## GIVEN TASK:
Pictures aside, quote the whole listing exactly.

* BEGIN *

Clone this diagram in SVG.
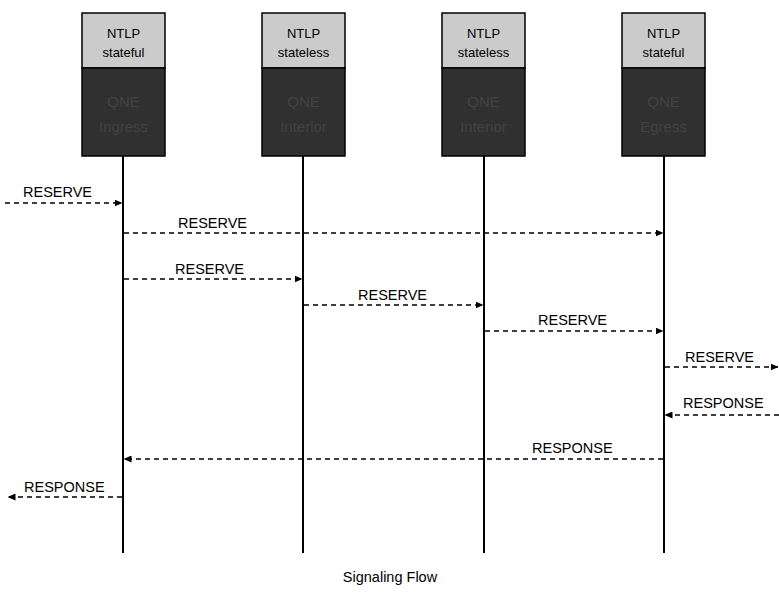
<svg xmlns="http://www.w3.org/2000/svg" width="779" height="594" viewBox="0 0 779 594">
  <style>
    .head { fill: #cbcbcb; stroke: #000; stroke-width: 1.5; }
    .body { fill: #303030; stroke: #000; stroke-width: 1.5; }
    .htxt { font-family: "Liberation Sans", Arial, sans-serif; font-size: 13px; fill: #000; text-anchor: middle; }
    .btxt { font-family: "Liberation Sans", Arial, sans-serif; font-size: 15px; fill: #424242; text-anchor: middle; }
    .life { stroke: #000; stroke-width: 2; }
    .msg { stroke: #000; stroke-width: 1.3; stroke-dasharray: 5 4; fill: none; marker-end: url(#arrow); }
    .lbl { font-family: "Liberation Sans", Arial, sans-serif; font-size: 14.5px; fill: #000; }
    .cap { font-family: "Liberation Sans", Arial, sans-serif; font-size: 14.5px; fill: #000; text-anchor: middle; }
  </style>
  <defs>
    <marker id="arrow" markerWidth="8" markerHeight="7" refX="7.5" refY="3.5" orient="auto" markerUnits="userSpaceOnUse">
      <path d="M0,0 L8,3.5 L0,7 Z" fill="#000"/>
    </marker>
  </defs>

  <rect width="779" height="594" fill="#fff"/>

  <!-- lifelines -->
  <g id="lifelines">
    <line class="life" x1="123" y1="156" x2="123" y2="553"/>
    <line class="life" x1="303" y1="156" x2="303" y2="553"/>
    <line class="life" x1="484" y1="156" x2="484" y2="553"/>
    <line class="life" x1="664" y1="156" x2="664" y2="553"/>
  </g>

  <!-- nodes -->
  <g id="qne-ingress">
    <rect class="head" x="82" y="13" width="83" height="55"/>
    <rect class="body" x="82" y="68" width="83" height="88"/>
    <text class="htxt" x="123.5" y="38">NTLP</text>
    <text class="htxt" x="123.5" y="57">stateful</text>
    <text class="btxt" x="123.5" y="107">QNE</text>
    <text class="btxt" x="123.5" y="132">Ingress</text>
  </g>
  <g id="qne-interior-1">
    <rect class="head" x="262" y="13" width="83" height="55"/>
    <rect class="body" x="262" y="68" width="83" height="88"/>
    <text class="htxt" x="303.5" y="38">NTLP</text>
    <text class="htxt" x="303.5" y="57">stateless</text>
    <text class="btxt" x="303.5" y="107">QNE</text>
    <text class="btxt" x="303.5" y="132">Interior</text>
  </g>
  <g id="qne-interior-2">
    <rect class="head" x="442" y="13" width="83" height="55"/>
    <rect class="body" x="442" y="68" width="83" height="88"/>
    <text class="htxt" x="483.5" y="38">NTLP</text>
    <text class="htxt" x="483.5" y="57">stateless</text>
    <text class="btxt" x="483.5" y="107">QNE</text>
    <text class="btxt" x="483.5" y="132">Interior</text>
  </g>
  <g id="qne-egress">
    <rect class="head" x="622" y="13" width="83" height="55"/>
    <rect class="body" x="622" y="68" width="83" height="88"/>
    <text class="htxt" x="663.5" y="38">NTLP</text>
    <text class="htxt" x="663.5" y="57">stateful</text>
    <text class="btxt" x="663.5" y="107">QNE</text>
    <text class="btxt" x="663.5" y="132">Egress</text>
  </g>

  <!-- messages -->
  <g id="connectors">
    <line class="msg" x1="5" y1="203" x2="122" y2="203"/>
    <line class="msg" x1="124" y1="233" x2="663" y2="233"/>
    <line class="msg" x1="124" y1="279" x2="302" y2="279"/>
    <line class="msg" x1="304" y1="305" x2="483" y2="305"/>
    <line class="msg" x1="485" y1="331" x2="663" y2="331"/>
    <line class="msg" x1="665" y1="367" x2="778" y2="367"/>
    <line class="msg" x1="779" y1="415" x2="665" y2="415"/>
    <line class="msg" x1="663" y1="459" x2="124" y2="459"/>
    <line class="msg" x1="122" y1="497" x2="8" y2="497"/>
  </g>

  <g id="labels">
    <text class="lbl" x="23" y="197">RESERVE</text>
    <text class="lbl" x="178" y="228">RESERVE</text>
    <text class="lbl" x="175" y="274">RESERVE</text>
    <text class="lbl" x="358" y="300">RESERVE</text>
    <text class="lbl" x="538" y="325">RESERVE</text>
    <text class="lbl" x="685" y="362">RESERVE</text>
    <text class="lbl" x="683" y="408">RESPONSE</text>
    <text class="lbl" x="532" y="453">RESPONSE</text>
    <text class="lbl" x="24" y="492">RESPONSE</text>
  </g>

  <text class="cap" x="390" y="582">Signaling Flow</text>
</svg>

* END *

## THE RESULT:
Clone this diagram in SVG.
<svg xmlns="http://www.w3.org/2000/svg" width="779" height="594" viewBox="0 0 779 594">
  <style>
    .head { fill: #cbcbcb; stroke: #000; stroke-width: 1.5; }
    .body { fill: #303030; stroke: #000; stroke-width: 1.5; }
    .htxt { font-family: "Liberation Sans", Arial, sans-serif; font-size: 13px; fill: #000; text-anchor: middle; }
    .btxt { font-family: "Liberation Sans", Arial, sans-serif; font-size: 15px; fill: #424242; text-anchor: middle; }
    .life { stroke: #000; stroke-width: 2; }
    .msg { stroke: #000; stroke-width: 1.3; stroke-dasharray: 5 4; fill: none; marker-end: url(#arrow); }
    .lbl { font-family: "Liberation Sans", Arial, sans-serif; font-size: 14.5px; fill: #000; }
    .cap { font-family: "Liberation Sans", Arial, sans-serif; font-size: 14.5px; fill: #000; text-anchor: middle; }
  </style>
  <defs>
    <marker id="arrow" markerWidth="8" markerHeight="7" refX="7.5" refY="3.5" orient="auto" markerUnits="userSpaceOnUse">
      <path d="M0,0 L8,3.5 L0,7 Z" fill="#000"/>
    </marker>
  </defs>

  <rect width="779" height="594" fill="#fff"/>

  <!-- lifelines -->
  <g id="lifelines">
    <line class="life" x1="123" y1="156" x2="123" y2="553"/>
    <line class="life" x1="303" y1="156" x2="303" y2="553"/>
    <line class="life" x1="484" y1="156" x2="484" y2="553"/>
    <line class="life" x1="664" y1="156" x2="664" y2="553"/>
  </g>

  <!-- nodes -->
  <g id="qne-ingress">
    <rect class="head" x="82" y="13" width="83" height="55"/>
    <rect class="body" x="82" y="68" width="83" height="88"/>
    <text class="htxt" x="123.5" y="38">NTLP</text>
    <text class="htxt" x="123.5" y="57">stateful</text>
    <text class="btxt" x="123.5" y="107">QNE</text>
    <text class="btxt" x="123.5" y="132">Ingress</text>
  </g>
  <g id="qne-interior-1">
    <rect class="head" x="262" y="13" width="83" height="55"/>
    <rect class="body" x="262" y="68" width="83" height="88"/>
    <text class="htxt" x="303.5" y="38">NTLP</text>
    <text class="htxt" x="303.5" y="57">stateless</text>
    <text class="btxt" x="303.5" y="107">QNE</text>
    <text class="btxt" x="303.5" y="132">Interior</text>
  </g>
  <g id="qne-interior-2">
    <rect class="head" x="442" y="13" width="83" height="55"/>
    <rect class="body" x="442" y="68" width="83" height="88"/>
    <text class="htxt" x="483.5" y="38">NTLP</text>
    <text class="htxt" x="483.5" y="57">stateless</text>
    <text class="btxt" x="483.5" y="107">QNE</text>
    <text class="btxt" x="483.5" y="132">Interior</text>
  </g>
  <g id="qne-egress">
    <rect class="head" x="622" y="13" width="83" height="55"/>
    <rect class="body" x="622" y="68" width="83" height="88"/>
    <text class="htxt" x="663.5" y="38">NTLP</text>
    <text class="htxt" x="663.5" y="57">stateful</text>
    <text class="btxt" x="663.5" y="107">QNE</text>
    <text class="btxt" x="663.5" y="132">Egress</text>
  </g>

  <!-- messages -->
  <g id="connectors">
    <line class="msg" x1="5" y1="203" x2="122" y2="203"/>
    <line class="msg" x1="124" y1="233" x2="663" y2="233"/>
    <line class="msg" x1="124" y1="279" x2="302" y2="279"/>
    <line class="msg" x1="304" y1="305" x2="483" y2="305"/>
    <line class="msg" x1="485" y1="331" x2="663" y2="331"/>
    <line class="msg" x1="665" y1="367" x2="778" y2="367"/>
    <line class="msg" x1="779" y1="415" x2="665" y2="415"/>
    <line class="msg" x1="663" y1="459" x2="124" y2="459"/>
    <line class="msg" x1="122" y1="497" x2="8" y2="497"/>
  </g>

  <g id="labels">
    <text class="lbl" x="23" y="197">RESERVE</text>
    <text class="lbl" x="178" y="228">RESERVE</text>
    <text class="lbl" x="175" y="274">RESERVE</text>
    <text class="lbl" x="358" y="300">RESERVE</text>
    <text class="lbl" x="538" y="325">RESERVE</text>
    <text class="lbl" x="685" y="362">RESERVE</text>
    <text class="lbl" x="683" y="408">RESPONSE</text>
    <text class="lbl" x="532" y="453">RESPONSE</text>
    <text class="lbl" x="24" y="492">RESPONSE</text>
  </g>

  <text class="cap" x="390" y="582">Signaling Flow</text>
</svg>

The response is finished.